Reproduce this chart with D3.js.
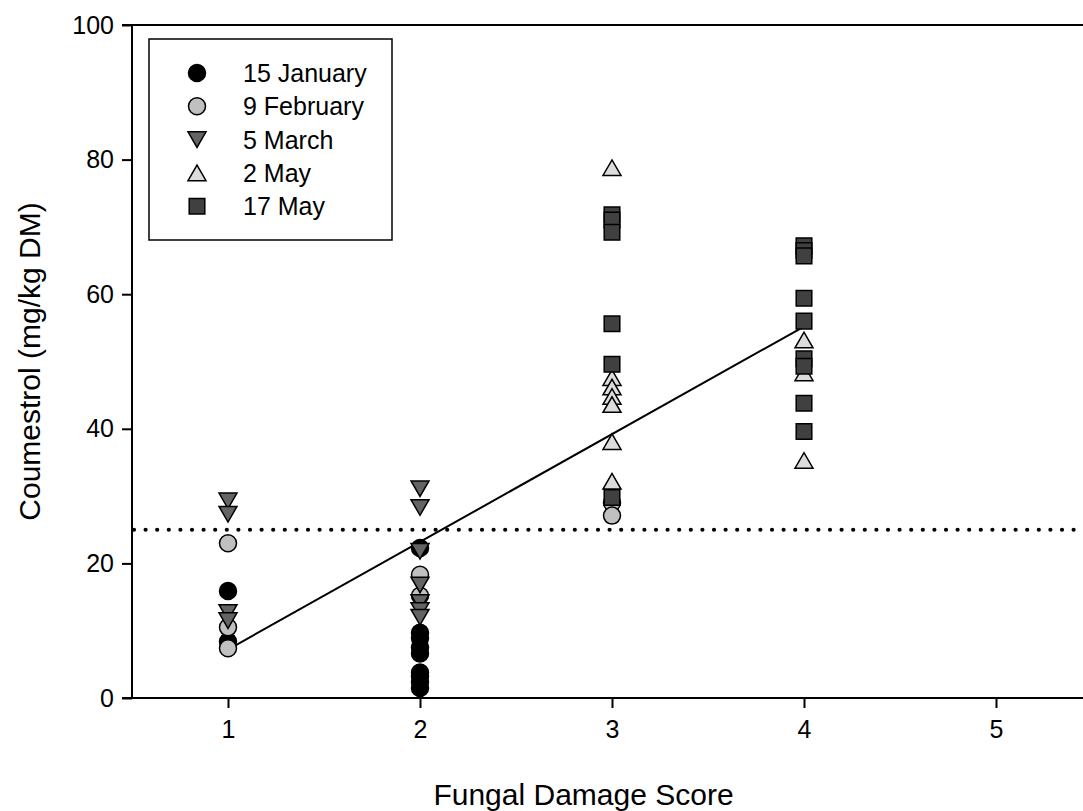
<!DOCTYPE html>
<html>
<head>
<meta charset="utf-8">
<script src="https://cdn.jsdelivr.net/npm/d3@7"></script>
<style>
  html, body { margin: 0; padding: 0; background: #fff; }
  svg { display: block; font-family: "Liberation Sans", Arial, sans-serif; }
</style>
</head>
<body>
<svg id="chart" width="1083" height="811"></svg>
<script>
// Coumestrol content by fungal damage score, per sampling date: [score, mg/kg DM]
const jan15 = [[1,15.9],[1,8.4],[2,22.3],[2,9.7],[2,8.9],[2,7.5],[2,6.6],[2,3.8],[2,3.2],[2,2.4],[2,1.5]];
const feb9  = [[1,23.0],[1,10.5],[1,7.4],[2,18.3],[2,15.2],[3,29.0],[3,27.1]];
const mar5  = [[1,29.3],[1,27.3],[1,12.7],[1,11.5],[2,31.1],[2,28.3],[2,21.8],[2,16.8],[2,14.2],[2,13.0],[2,12.0]];
const may2  = [[3,78.8],[3,47.6],[3,46.2],[3,44.8],[3,43.6],[3,38.1],[3,32.2],[4,53.2],[4,48.3],[4,35.3]];
const may17 = [[3,71.8],[3,71.0],[3,69.2],[3,55.6],[3,49.6],[3,29.8],[4,67.2],[4,66.5],[4,65.7],[4,59.4],[4,56.0],[4,50.4],[4,49.3],[4,43.8],[4,39.6]];

const seriesNames = ["15 January", "9 February", "5 March", "2 May", "17 May"];
const xTicks = [1, 2, 3, 4, 5];
const yTicks = [0, 20, 40, 60, 80, 100];
const fitLine = [[1, 7.2], [4, 55.2]];   // linear regression over scores 1–4
const threshold = 25;                     // dotted reference level

const svg = d3.select("#chart");
const plotLeft = 132, plotTop = 25, plotBottom = 698, plotRight = 1092;

const x = d3.scaleLinear().domain([0.5, 5.5]).range([plotLeft, plotRight]);
const y = d3.scaleLinear().domain([0, 100]).range([plotBottom, plotTop]);

// marker shapes, centred on the origin
const shapes = {
  circle: "M-8.5,0A8.5,8.5 0 1,0 8.5,0A8.5,8.5 0 1,0 -8.5,0Z",
  triDown: "M-9,-7.8L9,-7.8L0,7.8Z",
  triUp: "M-9,7.8L9,7.8L0,-7.8Z",
  square: "M-7.8,-7.8H7.8V7.8H-7.8Z"
};

const series = [
  { name: seriesNames[0], data: jan15, shape: "circle",  fill: "#000000" },
  { name: seriesNames[1], data: feb9,  shape: "circle",  fill: "#c0c0c0" },
  { name: seriesNames[2], data: mar5,  shape: "triDown", fill: "#646464" },
  { name: seriesNames[3], data: may2,  shape: "triUp",   fill: "#dcdcdc" },
  { name: seriesNames[4], data: may17, shape: "square",  fill: "#404040" }
];

// threshold line
svg.append("line")
  .attr("x1", x(0.5) + 2).attr("x2", 1083)
  .attr("y1", y(threshold)).attr("y2", y(threshold))
  .attr("stroke", "#000").attr("stroke-width", 4.2)
  .attr("stroke-linecap", "round").attr("stroke-dasharray", "0 11.6");

// regression line
svg.append("line")
  .attr("x1", x(fitLine[0][0])).attr("y1", y(fitLine[0][1]))
  .attr("x2", x(fitLine[1][0])).attr("y2", y(fitLine[1][1]))
  .attr("stroke", "#000").attr("stroke-width", 2);

// data markers, drawn series by series
series.forEach(s => {
  svg.append("g").selectAll("path").data(s.data).join("path")
    .attr("d", shapes[s.shape])
    .attr("transform", d => `translate(${x(d[0])},${y(d[1])})`)
    .attr("fill", s.fill)
    .attr("stroke", "#000").attr("stroke-width", 1.5);
});

// axes
const yAxis = d3.axisLeft(y).tickValues(yTicks).tickFormat(d3.format("d")).tickSize(10).tickPadding(8);
const xAxis = d3.axisBottom(x).tickValues(xTicks).tickFormat(d3.format("d")).tickSize(10).tickPadding(12);

const gy = svg.append("g").attr("transform", `translate(${plotLeft},0)`).call(yAxis);
const gx = svg.append("g").attr("transform", `translate(0,${plotBottom})`).call(xAxis);
[gx, gy].forEach(g => {
  g.select(".domain").remove();
  g.selectAll(".tick line").attr("stroke", "#000").attr("stroke-width", 2);
  g.selectAll(".tick text").attr("font-size", 25).attr("fill", "#000")
    .attr("font-family", "Liberation Sans, Arial, sans-serif");
});

// frame lines
svg.append("line").attr("x1", plotLeft).attr("x2", plotLeft).attr("y1", plotTop - 1).attr("y2", plotBottom + 1)
  .attr("stroke", "#000").attr("stroke-width", 2);
svg.append("line").attr("x1", plotLeft - 10).attr("x2", 1083).attr("y1", plotBottom).attr("y2", plotBottom)
  .attr("stroke", "#000").attr("stroke-width", 2);
svg.append("line").attr("x1", plotLeft - 10).attr("x2", 1083).attr("y1", plotTop).attr("y2", plotTop)
  .attr("stroke", "#000").attr("stroke-width", 2);

// axis titles
svg.append("text")
  .attr("x", (x(0.5) + 1083) / 2 - 24).attr("y", 805)
  .attr("text-anchor", "middle").attr("font-size", 30).attr("fill", "#000")
  .text("Fungal Damage Score");
svg.append("text")
  .attr("transform", `translate(40,${(plotTop + plotBottom) / 2}) rotate(-90)`)
  .attr("text-anchor", "middle").attr("font-size", 30).attr("fill", "#000")
  .text("Coumestrol (mg/kg DM)");

// legend
const legend = svg.append("g");
legend.append("rect")
  .attr("x", 149).attr("y", 39).attr("width", 243).attr("height", 201)
  .attr("fill", "#fff").attr("stroke", "#000").attr("stroke-width", 1.5);
series.forEach((s, i) => {
  const cy = 73 + i * 33.3;
  legend.append("path").attr("d", shapes[s.shape])
    .attr("transform", `translate(197,${cy})`)
    .attr("fill", s.fill).attr("stroke", "#000").attr("stroke-width", 1.5);
  legend.append("text").attr("x", 243).attr("y", cy + 9)
    .attr("font-size", 25).attr("fill", "#000").text(s.name);
});
</script>
</body>
</html>
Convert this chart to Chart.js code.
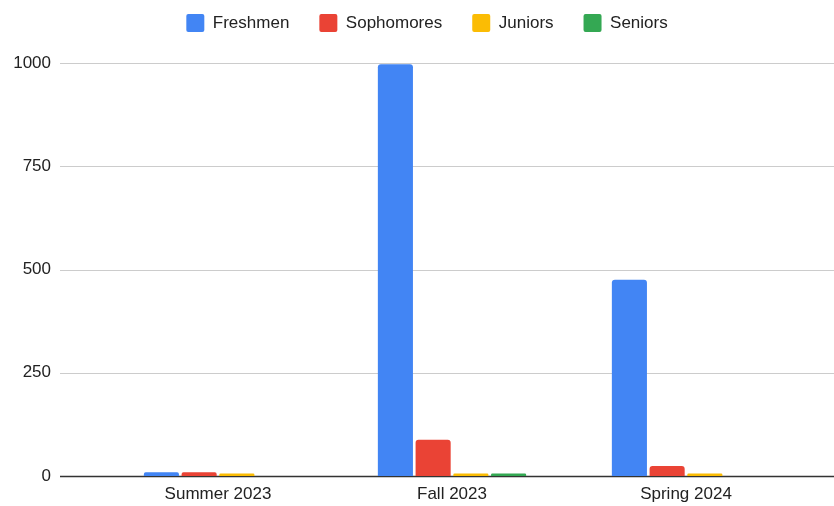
<!DOCTYPE html>
<html>
<head>
<meta charset="utf-8">
<script src="https://cdn.jsdelivr.net/npm/chart.js@4.4.0/dist/chart.umd.min.js"></script>
<style>
  html, body { margin: 0; padding: 0; background: #fff; }
  canvas { display: block; }
</style>
</head>
<body>
<canvas id="chart" width="834" height="506"></canvas>
<script>
const categories = ["Summer 2023", "Fall 2023", "Spring 2024"];
const freshmen = [9, 997, 475];
const sophomores = [9, 88, 24];
const juniors = [6, 6, 6];
const seniors = [0, 6, 0];
const yTicks = [0, 250, 500, 750, 1000];

const COLORS = ["#4285F4", "#EA4335", "#FBBC04", "#34A853"];
const FONT = "'Liberation Sans', Arial, sans-serif";

// gridlines run the full width, past the category area
const fullGrid = {
  id: "fullGrid",
  beforeDatasetsDraw(chart) {
    const { ctx } = chart;
    const y = chart.scales.y;
    ctx.save();
    yTicks.forEach((v) => {
      const py = Math.round(y.getPixelForValue(v)) + 0.5;
      ctx.beginPath();
      ctx.moveTo(60, py);
      ctx.lineTo(chart.width, py);
      ctx.lineWidth = v === 0 ? 1.5 : 1;
      ctx.strokeStyle = v === 0 ? "#333" : "#ccc";
      ctx.stroke();
    });
    ctx.restore();
  },
};

// fixed legend block height, and nudge the legend right like the original
const legendBox = {
  id: "legendBox",
  beforeInit(chart) {
    const fit = chart.legend.fit;
    chart.legend.fit = function () {
      fit.bind(chart.legend)();
      this.height = 79;
    };
  },
  afterLayout(chart) {
    chart.legend.left += 51;
  },
};

const names = ["Freshmen", "Sophomores", "Juniors", "Seniors"];
const series = [freshmen, sophomores, juniors, seniors];

new Chart(document.getElementById("chart"), {
  type: "bar",
  data: {
    labels: categories,
    datasets: series.map((d, i) => ({
      label: names[i],
      data: d,
      backgroundColor: COLORS[i],
      borderRadius: { topLeft: 3, topRight: 3 },
      borderSkipped: "bottom",
      categoryPercentage: 0.645,
      barPercentage: 0.93,
    })),
  },
  options: {
    responsive: false,
    animation: false,
    layout: { padding: { left: 0, right: 31, top: -16, bottom: 0 } },
    scales: {
      x: {
        grid: { display: false, drawTicks: false },
        border: { display: false },
        ticks: { color: "#222", font: { family: FONT, size: 17 }, padding: 8 },
        afterFit: (s) => { s.height = 30; },
      },
      y: {
        min: 0,
        max: 1000,
        afterBuildTicks: (s) => { s.ticks = yTicks.map((v) => ({ value: v })); },
        grid: { display: false, drawTicks: false },
        border: { display: false },
        ticks: {
          color: "#222",
          font: { family: FONT, size: 17 },
          padding: 50,
          callback: (v) => String(v),
        },
        afterFit: (s) => {
          s.width = 101;
          // tick padding should not push the plot edges in
          s.paddingTop = 10;
          s.paddingBottom = 10;
        },
      },
    },
    plugins: {
      legend: {
        position: "top",
        labels: {
          color: "#222",
          font: { family: FONT, size: 17 },
          boxWidth: 18,
          boxHeight: 18,
          padding: 30,
          useBorderRadius: true,
          borderRadius: 2,
        },
      },
      tooltip: { enabled: false },
    },
  },
  plugins: [fullGrid, legendBox],
});
</script>
</body>
</html>
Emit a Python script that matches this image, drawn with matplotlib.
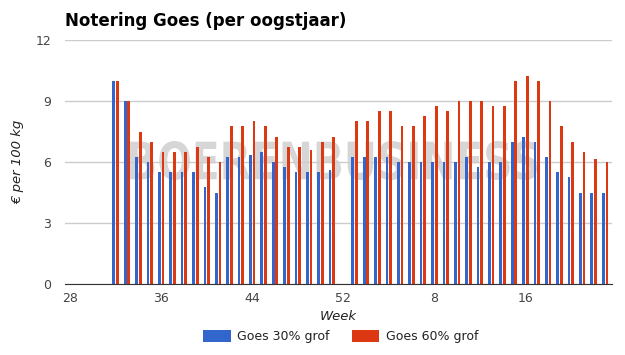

§

• [Task details]: Count every line above that holds the word "drawn", and state the number and nothing more.

• [Correct response]: 2